A working definition of Gender:

  • People are born female or male or transgender, but are forced to learn to be girls and boys who grow into women and men. They are taught appropriate behaviour and attitudes according to defined gender roles and activities. This learned behaviour is what makes up gender identity, and determines gender roles.

Gender gap:

  • Differences between men and women in levels of achievement or access. This could for example be access to education or health care and treatment services or differentials in wages paid to women and men. These differentials may result from customary practices, religious biases, social assumption, myths or taboos, among others.

Gender Discrimination:

  • Where one gender is favoured and the other becomes disadvantaged e.g. sex selective abortion. Gender oppression: Where one gender dominates the other unjustly or even cruelly. For instance, domestic violence, rape, sexual harassment.
  • As the worst fall out of disparity and mind blocks in the area of role perception, comes the vice of gender discrimination. The three most prominent facets of sexual discrimination are Societal Perpetration;
  • Domestic Violence and Sexual Harassment at Workplace.
  • There are socially accepted expressions like “boys are boys” and norms supporting dowry, still prevalent in society.
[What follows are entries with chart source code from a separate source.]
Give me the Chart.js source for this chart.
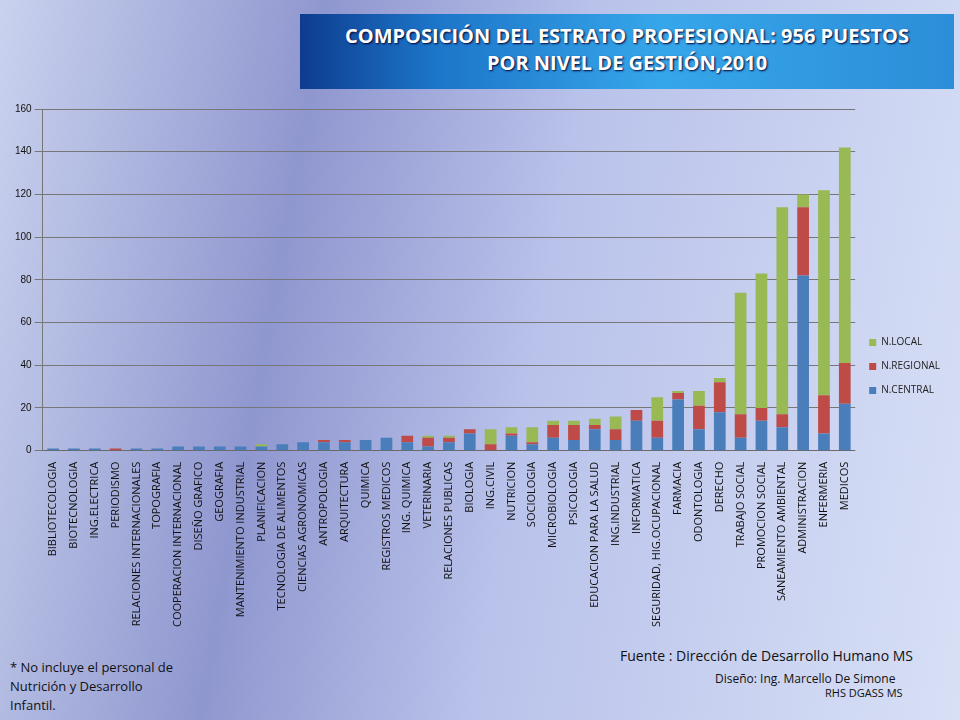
<!DOCTYPE html>
<html><head><meta charset="utf-8">
<script src="https://cdn.jsdelivr.net/npm/chart.js@4"></script>
<style>
body{margin:0;width:960px;height:720px;overflow:hidden;font-family:"Open Sans",sans-serif;
background:linear-gradient(100deg,#c9d2ee 0%,#8f97cf 30%,#b9c2ea 55%,#d8e0f6 100%);position:relative}
#title{position:absolute;left:300px;top:14px;width:654px;height:75px;
background:linear-gradient(90deg,#0d3c8e 0%,#1c74c8 20%,#36a6ea 55%,#2c8ed8 100%);
color:#fff;text-align:center;font-weight:bold;font-size:20px;line-height:27px;padding-top:8px;box-sizing:border-box;text-shadow:1px 1px 2px #003}
#wrap{position:absolute;left:12px;top:100px;width:938px;height:530px}
.t{position:absolute;color:#111;font-size:13px}
</style></head><body>
<div id="title">COMPOSICIÓN DEL ESTRATO PROFESIONAL: 956 PUESTOS<br>POR NIVEL DE GESTIÓN,2010</div>
<div id="wrap"><canvas id="c"></canvas></div>
<div class="t" style="left:10px;top:658px;line-height:19px">* No incluye el personal de<br>Nutrición y Desarrollo<br>Infantil.</div>
<div class="t" style="left:620px;top:646px;font-size:14px">Fuente : Dirección de Desarrollo Humano MS</div>
<div class="t" style="left:715px;top:670px;font-size:12px">Diseño: Ing. Marcello De Simone</div>
<div class="t" style="left:825px;top:685px;font-size:11px">RHS DGASS MS</div>
<script>
const categories=["BIBLIOTECOLOGIA","BIOTECNOLOGIA","ING.ELECTRICA","PERIODISMO","RELACIONES INTERNACIONALES","TOPOGRAFIA","COOPERACION INTERNACIONAL","DISEÑO GRAFICO","GEOGRAFIA","MANTENIMIENTO INDUSTRIAL","PLANIFICACION","TECNOLOGIA DE ALIMENTOS","CIENCIAS AGRONOMICAS","ANTROPOLOGIA","ARQUITECTURA","QUIMICA","REGISTROS MEDICOS","ING. QUIMICA","VETERINARIA","RELACIONES PUBLICAS","BIOLOGIA","ING.CIVIL","NUTRICION","SOCIOLOGIA","MICROBIOLOGIA","PSICOLOGIA","EDUCACION PARA LA SALUD","ING.INDUSTRIAL","INFORMATICA","SEGURIDAD, HIG.OCUPACIONAL","FARMACIA","ODONTOLOGIA","DERECHO","TRABAJO SOCIAL","PROMOCION SOCIAL","SANEAMIENTO AMBIENTAL","ADMINISTRACION","ENFERMERIA","MEDICOS"];
const central=[1,1,1,0,1,1,2,2,2,2,2,3,4,4,4,5,6,4,2,4,8,0,7,3,6,5,10,5,14,6,24,10,18,6,14,11,82,8,22];
const regional=[0,0,0,1,0,0,0,0,0,0,0,0,0,1,1,0,0,3,4,2,2,3,1,1,6,7,2,5,5,8,3,11,14,11,6,6,32,18,19];
const local=[0,0,0,0,0,0,0,0,0,0,1,0,0,0,0,0,0,0,1,1,0,7,3,7,2,2,3,6,0,11,1,7,2,57,63,97,6,96,101];
const yTicks=[0,20,40,60,80,100,120,140,160];
new Chart(document.getElementById('c'),{type:'bar',
data:{labels:categories,datasets:[
{label:'N.CENTRAL',data:central,backgroundColor:'#4a7ebb'},
{label:'N.REGIONAL',data:regional,backgroundColor:'#be4b48'},
{label:'N.LOCAL',data:local,backgroundColor:'#98b954'}]},
options:{responsive:true,maintainAspectRatio:false,animation:false,
layout:{padding:{left:0,right:0,top:3}},
datasets:{bar:{categoryPercentage:0.75,barPercentage:0.75}},
plugins:{legend:{position:'right',reverse:true,labels:{boxWidth:7,boxHeight:7,font:{size:10,family:'Open Sans'},color:'#222',padding:14}}},
scales:{x:{stacked:true,grid:{display:false},ticks:{autoSkip:false,maxRotation:90,minRotation:90,font:{size:11,family:'Open Sans'},color:'#111'}},
y:{stacked:true,min:0,max:160,afterBuildTicks:a=>{a.ticks=yTicks.map(v=>({value:v}))},grid:{color:'#777'},border:{display:true,color:'#777'},ticks:{font:{size:10},color:'#111'}}}}});
</script></body></html>
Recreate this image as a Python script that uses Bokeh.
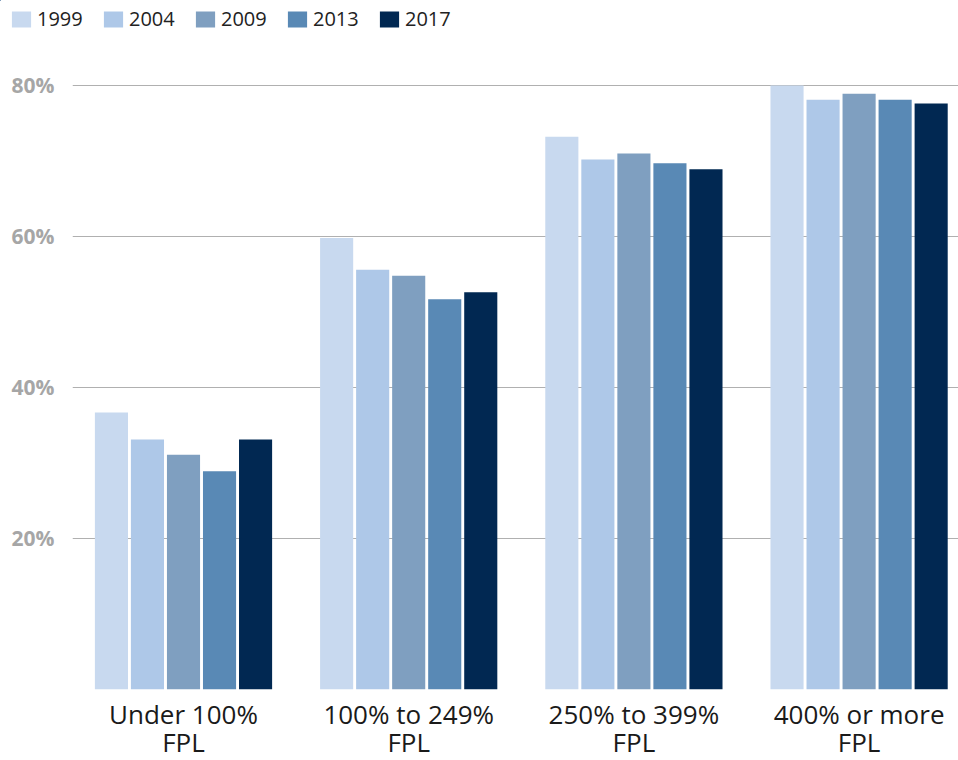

They highlight the unfortunate social approval towards sexual discrimination. So far as domestic violence is concerned, even after a decade since the Protection of Women from Domestic Violence Act was passed in 2005, there is no significant change in the crime rate against women.
  • As per data published by National Crime Records Bureau (NCRB), dowry death was 0.3% of the total number of crimes, as defined under Indian Penal Code (IPC), in 2013. The figure remains the same in 2014.
  • In fact, crime against women as percentage of total number of crimes committed in India has increased from 11.7% in 2013 to 11.9% in 2014. However, perhaps the most unreported amongst these crimes are the ones amounting to “sexual harassment at workplace”. For one, there was no clear law on the subject before 2013 and for the other, many women used to desist reporting. Even now, it is believed that a good number of them don‘t report incidents of sexual harassment for reasons ranging from love to terror.

Gender bias:

  • An approach that treats boys and girls differently. For instance differential treatment seeking behaviour in case of illness.

Gender Equity:

  • An approach that results in just/ fair treatment of women and men, and recognition and appreciation of both women‘s and men‘s potential. For instance giving bicycles to girls to enable them to travel to a distant school and thereby reduce gender gaps in the drop-out rate.

Gender Mainstreaming:

  • The process of assessing the implications for women and men of any planned action, including legislation, policies or programmes, in any area and at all levels. It is a strategy for making the concerns and experiences of women as well as of men an integral part of the design, implementation, monitoring and evaluation of policies and programmes in all political, economic and societal spheres, so that women and men benefit equally, and inequality is not perpetuated. The ultimate goal of mainstreaming is to achieve gender equality.

Gender Neutral:

  • An approach to planning and policy making that assumes that the impact on women, men, girls and boys as if they were part of one homogeneous group. For instance, although me n are usually taller than women, fixing the height of the podium in conference halls on the basis of the height of men.

Gender needs

  • Needs which are related to satisfying basic and material needs of women and men, girls and boys for their day-to- day survival, and which do not change gender patterns. For instance, public provisioning of water inside the home or providing access to creche facilities at the workplace.